(Data shown)

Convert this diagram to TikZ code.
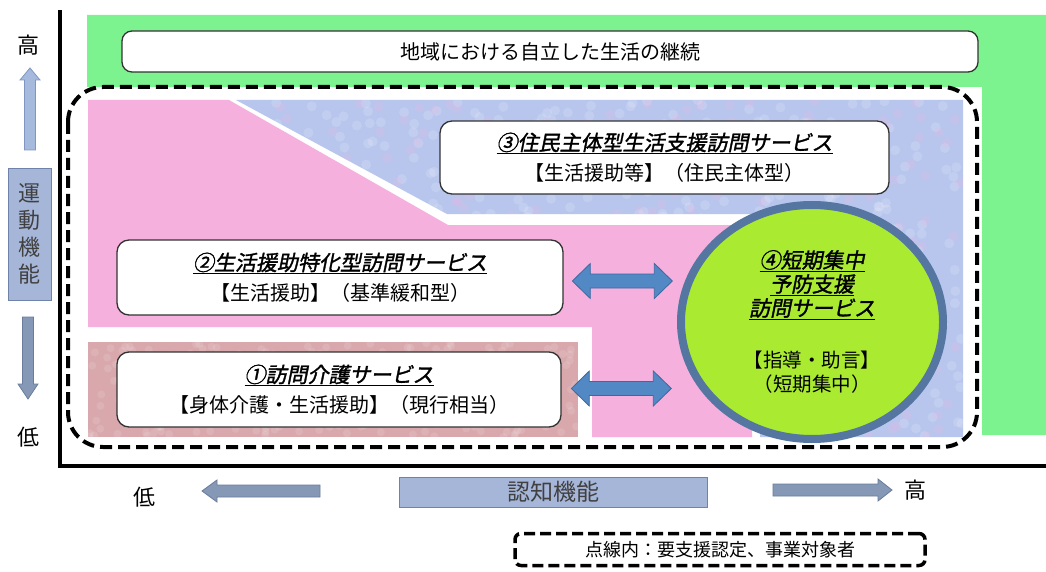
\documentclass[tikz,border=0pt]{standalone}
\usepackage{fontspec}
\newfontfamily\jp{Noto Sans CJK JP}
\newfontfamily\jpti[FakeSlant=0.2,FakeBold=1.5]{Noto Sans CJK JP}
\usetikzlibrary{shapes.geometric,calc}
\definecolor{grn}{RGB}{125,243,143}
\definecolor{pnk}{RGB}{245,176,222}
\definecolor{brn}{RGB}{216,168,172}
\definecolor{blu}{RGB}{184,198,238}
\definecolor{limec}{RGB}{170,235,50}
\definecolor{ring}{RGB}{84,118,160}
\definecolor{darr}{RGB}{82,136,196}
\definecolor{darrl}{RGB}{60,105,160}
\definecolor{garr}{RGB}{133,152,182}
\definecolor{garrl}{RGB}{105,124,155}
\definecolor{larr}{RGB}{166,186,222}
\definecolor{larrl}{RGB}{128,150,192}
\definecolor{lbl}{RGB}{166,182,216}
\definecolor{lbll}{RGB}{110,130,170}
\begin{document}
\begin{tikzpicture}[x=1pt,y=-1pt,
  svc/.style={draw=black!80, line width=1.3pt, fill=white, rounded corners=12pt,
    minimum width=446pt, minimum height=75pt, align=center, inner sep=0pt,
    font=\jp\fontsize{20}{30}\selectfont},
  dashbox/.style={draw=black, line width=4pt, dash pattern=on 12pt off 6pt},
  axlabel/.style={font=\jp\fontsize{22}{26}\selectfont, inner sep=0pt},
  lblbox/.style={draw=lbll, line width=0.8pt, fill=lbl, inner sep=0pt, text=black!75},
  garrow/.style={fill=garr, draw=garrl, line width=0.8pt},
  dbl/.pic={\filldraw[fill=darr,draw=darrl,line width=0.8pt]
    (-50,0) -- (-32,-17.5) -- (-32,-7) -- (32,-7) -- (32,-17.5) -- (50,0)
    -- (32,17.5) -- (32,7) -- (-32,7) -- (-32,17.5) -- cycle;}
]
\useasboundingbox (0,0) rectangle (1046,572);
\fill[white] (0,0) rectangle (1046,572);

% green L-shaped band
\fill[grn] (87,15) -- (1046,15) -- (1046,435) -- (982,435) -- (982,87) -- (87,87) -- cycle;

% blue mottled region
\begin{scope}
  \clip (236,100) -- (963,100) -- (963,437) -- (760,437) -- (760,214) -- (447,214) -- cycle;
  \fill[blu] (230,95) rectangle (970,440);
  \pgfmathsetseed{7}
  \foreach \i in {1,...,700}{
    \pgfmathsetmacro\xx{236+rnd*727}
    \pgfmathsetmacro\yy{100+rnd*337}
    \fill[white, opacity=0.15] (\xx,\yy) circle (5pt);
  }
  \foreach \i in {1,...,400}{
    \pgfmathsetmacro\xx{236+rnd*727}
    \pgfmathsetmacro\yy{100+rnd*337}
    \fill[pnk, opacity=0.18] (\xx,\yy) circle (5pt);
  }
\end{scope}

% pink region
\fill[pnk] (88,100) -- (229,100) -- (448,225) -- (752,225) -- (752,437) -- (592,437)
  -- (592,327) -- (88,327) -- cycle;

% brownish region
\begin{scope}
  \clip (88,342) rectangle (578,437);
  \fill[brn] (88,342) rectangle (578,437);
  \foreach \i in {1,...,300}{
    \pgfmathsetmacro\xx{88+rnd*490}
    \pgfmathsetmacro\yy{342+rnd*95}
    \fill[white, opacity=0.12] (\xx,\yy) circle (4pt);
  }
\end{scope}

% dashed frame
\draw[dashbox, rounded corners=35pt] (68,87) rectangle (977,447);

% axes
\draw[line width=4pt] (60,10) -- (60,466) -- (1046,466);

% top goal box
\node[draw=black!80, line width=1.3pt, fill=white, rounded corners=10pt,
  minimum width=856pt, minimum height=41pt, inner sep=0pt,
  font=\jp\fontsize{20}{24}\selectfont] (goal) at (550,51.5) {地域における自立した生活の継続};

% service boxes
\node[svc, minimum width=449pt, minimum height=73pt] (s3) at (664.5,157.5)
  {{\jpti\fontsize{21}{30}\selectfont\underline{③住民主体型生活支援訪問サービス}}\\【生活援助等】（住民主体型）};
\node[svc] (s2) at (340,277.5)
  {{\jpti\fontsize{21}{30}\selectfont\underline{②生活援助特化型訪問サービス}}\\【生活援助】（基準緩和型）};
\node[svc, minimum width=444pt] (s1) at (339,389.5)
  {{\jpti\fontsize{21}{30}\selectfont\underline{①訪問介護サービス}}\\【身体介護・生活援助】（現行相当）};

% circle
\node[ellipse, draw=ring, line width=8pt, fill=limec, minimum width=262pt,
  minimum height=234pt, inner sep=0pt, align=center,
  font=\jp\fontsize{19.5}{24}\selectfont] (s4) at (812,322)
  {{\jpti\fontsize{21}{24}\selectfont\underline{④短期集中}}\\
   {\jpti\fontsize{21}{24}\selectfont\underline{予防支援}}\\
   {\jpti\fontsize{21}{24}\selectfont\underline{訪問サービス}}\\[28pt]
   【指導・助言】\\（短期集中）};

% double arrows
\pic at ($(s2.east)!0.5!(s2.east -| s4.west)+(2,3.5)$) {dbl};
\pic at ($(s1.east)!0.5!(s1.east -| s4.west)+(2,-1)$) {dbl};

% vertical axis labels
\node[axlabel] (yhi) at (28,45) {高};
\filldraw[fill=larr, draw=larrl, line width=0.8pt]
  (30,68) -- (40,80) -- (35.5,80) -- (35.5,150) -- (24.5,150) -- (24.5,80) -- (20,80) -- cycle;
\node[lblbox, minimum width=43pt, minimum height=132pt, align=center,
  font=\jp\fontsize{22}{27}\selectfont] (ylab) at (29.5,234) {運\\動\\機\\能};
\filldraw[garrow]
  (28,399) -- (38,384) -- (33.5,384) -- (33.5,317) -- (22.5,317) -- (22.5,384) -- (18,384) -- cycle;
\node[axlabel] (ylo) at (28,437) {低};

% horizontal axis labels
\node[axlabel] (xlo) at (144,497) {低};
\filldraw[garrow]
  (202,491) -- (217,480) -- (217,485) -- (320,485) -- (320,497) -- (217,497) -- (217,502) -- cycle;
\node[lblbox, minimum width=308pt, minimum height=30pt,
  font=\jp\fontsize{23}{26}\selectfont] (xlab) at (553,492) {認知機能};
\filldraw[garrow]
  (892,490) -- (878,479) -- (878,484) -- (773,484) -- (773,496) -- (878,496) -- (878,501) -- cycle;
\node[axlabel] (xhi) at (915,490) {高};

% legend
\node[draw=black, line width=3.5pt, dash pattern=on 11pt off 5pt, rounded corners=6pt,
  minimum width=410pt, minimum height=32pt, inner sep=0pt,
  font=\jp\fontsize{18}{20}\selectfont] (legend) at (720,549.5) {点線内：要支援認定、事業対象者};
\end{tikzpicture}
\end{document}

(Given problem) Exclude the images, then output the data above word for word.

(Answer to this problem)
Convert this diagram to TikZ code.
\documentclass[tikz,border=0pt]{standalone}
\usepackage{fontspec}
\newfontfamily\jp{Noto Sans CJK JP}
\newfontfamily\jpti[FakeSlant=0.2,FakeBold=1.5]{Noto Sans CJK JP}
\usetikzlibrary{shapes.geometric,calc}
\definecolor{grn}{RGB}{125,243,143}
\definecolor{pnk}{RGB}{245,176,222}
\definecolor{brn}{RGB}{216,168,172}
\definecolor{blu}{RGB}{184,198,238}
\definecolor{limec}{RGB}{170,235,50}
\definecolor{ring}{RGB}{84,118,160}
\definecolor{darr}{RGB}{82,136,196}
\definecolor{darrl}{RGB}{60,105,160}
\definecolor{garr}{RGB}{133,152,182}
\definecolor{garrl}{RGB}{105,124,155}
\definecolor{larr}{RGB}{166,186,222}
\definecolor{larrl}{RGB}{128,150,192}
\definecolor{lbl}{RGB}{166,182,216}
\definecolor{lbll}{RGB}{110,130,170}
\begin{document}
\begin{tikzpicture}[x=1pt,y=-1pt,
  svc/.style={draw=black!80, line width=1.3pt, fill=white, rounded corners=12pt,
    minimum width=446pt, minimum height=75pt, align=center, inner sep=0pt,
    font=\jp\fontsize{20}{30}\selectfont},
  dashbox/.style={draw=black, line width=4pt, dash pattern=on 12pt off 6pt},
  axlabel/.style={font=\jp\fontsize{22}{26}\selectfont, inner sep=0pt},
  lblbox/.style={draw=lbll, line width=0.8pt, fill=lbl, inner sep=0pt, text=black!75},
  garrow/.style={fill=garr, draw=garrl, line width=0.8pt},
  dbl/.pic={\filldraw[fill=darr,draw=darrl,line width=0.8pt]
    (-50,0) -- (-32,-17.5) -- (-32,-7) -- (32,-7) -- (32,-17.5) -- (50,0)
    -- (32,17.5) -- (32,7) -- (-32,7) -- (-32,17.5) -- cycle;}
]
\useasboundingbox (0,0) rectangle (1046,572);
\fill[white] (0,0) rectangle (1046,572);

% green L-shaped band
\fill[grn] (87,15) -- (1046,15) -- (1046,435) -- (982,435) -- (982,87) -- (87,87) -- cycle;

% blue mottled region
\begin{scope}
  \clip (236,100) -- (963,100) -- (963,437) -- (760,437) -- (760,214) -- (447,214) -- cycle;
  \fill[blu] (230,95) rectangle (970,440);
  \pgfmathsetseed{7}
  \foreach \i in {1,...,700}{
    \pgfmathsetmacro\xx{236+rnd*727}
    \pgfmathsetmacro\yy{100+rnd*337}
    \fill[white, opacity=0.15] (\xx,\yy) circle (5pt);
  }
  \foreach \i in {1,...,400}{
    \pgfmathsetmacro\xx{236+rnd*727}
    \pgfmathsetmacro\yy{100+rnd*337}
    \fill[pnk, opacity=0.18] (\xx,\yy) circle (5pt);
  }
\end{scope}

% pink region
\fill[pnk] (88,100) -- (229,100) -- (448,225) -- (752,225) -- (752,437) -- (592,437)
  -- (592,327) -- (88,327) -- cycle;

% brownish region
\begin{scope}
  \clip (88,342) rectangle (578,437);
  \fill[brn] (88,342) rectangle (578,437);
  \foreach \i in {1,...,300}{
    \pgfmathsetmacro\xx{88+rnd*490}
    \pgfmathsetmacro\yy{342+rnd*95}
    \fill[white, opacity=0.12] (\xx,\yy) circle (4pt);
  }
\end{scope}

% dashed frame
\draw[dashbox, rounded corners=35pt] (68,87) rectangle (977,447);

% axes
\draw[line width=4pt] (60,10) -- (60,466) -- (1046,466);

% top goal box
\node[draw=black!80, line width=1.3pt, fill=white, rounded corners=10pt,
  minimum width=856pt, minimum height=41pt, inner sep=0pt,
  font=\jp\fontsize{20}{24}\selectfont] (goal) at (550,51.5) {地域における自立した生活の継続};

% service boxes
\node[svc, minimum width=449pt, minimum height=73pt] (s3) at (664.5,157.5)
  {{\jpti\fontsize{21}{30}\selectfont\underline{③住民主体型生活支援訪問サービス}}\\【生活援助等】（住民主体型）};
\node[svc] (s2) at (340,277.5)
  {{\jpti\fontsize{21}{30}\selectfont\underline{②生活援助特化型訪問サービス}}\\【生活援助】（基準緩和型）};
\node[svc, minimum width=444pt] (s1) at (339,389.5)
  {{\jpti\fontsize{21}{30}\selectfont\underline{①訪問介護サービス}}\\【身体介護・生活援助】（現行相当）};

% circle
\node[ellipse, draw=ring, line width=8pt, fill=limec, minimum width=262pt,
  minimum height=234pt, inner sep=0pt, align=center,
  font=\jp\fontsize{19.5}{24}\selectfont] (s4) at (812,322)
  {{\jpti\fontsize{21}{24}\selectfont\underline{④短期集中}}\\
   {\jpti\fontsize{21}{24}\selectfont\underline{予防支援}}\\
   {\jpti\fontsize{21}{24}\selectfont\underline{訪問サービス}}\\[28pt]
   【指導・助言】\\（短期集中）};

% double arrows
\pic at ($(s2.east)!0.5!(s2.east -| s4.west)+(2,3.5)$) {dbl};
\pic at ($(s1.east)!0.5!(s1.east -| s4.west)+(2,-1)$) {dbl};

% vertical axis labels
\node[axlabel] (yhi) at (28,45) {高};
\filldraw[fill=larr, draw=larrl, line width=0.8pt]
  (30,68) -- (40,80) -- (35.5,80) -- (35.5,150) -- (24.5,150) -- (24.5,80) -- (20,80) -- cycle;
\node[lblbox, minimum width=43pt, minimum height=132pt, align=center,
  font=\jp\fontsize{22}{27}\selectfont] (ylab) at (29.5,234) {運\\動\\機\\能};
\filldraw[garrow]
  (28,399) -- (38,384) -- (33.5,384) -- (33.5,317) -- (22.5,317) -- (22.5,384) -- (18,384) -- cycle;
\node[axlabel] (ylo) at (28,437) {低};

% horizontal axis labels
\node[axlabel] (xlo) at (144,497) {低};
\filldraw[garrow]
  (202,491) -- (217,480) -- (217,485) -- (320,485) -- (320,497) -- (217,497) -- (217,502) -- cycle;
\node[lblbox, minimum width=308pt, minimum height=30pt,
  font=\jp\fontsize{23}{26}\selectfont] (xlab) at (553,492) {認知機能};
\filldraw[garrow]
  (892,490) -- (878,479) -- (878,484) -- (773,484) -- (773,496) -- (878,496) -- (878,501) -- cycle;
\node[axlabel] (xhi) at (915,490) {高};

% legend
\node[draw=black, line width=3.5pt, dash pattern=on 11pt off 5pt, rounded corners=6pt,
  minimum width=410pt, minimum height=32pt, inner sep=0pt,
  font=\jp\fontsize{18}{20}\selectfont] (legend) at (720,549.5) {点線内：要支援認定、事業対象者};
\end{tikzpicture}
\end{document}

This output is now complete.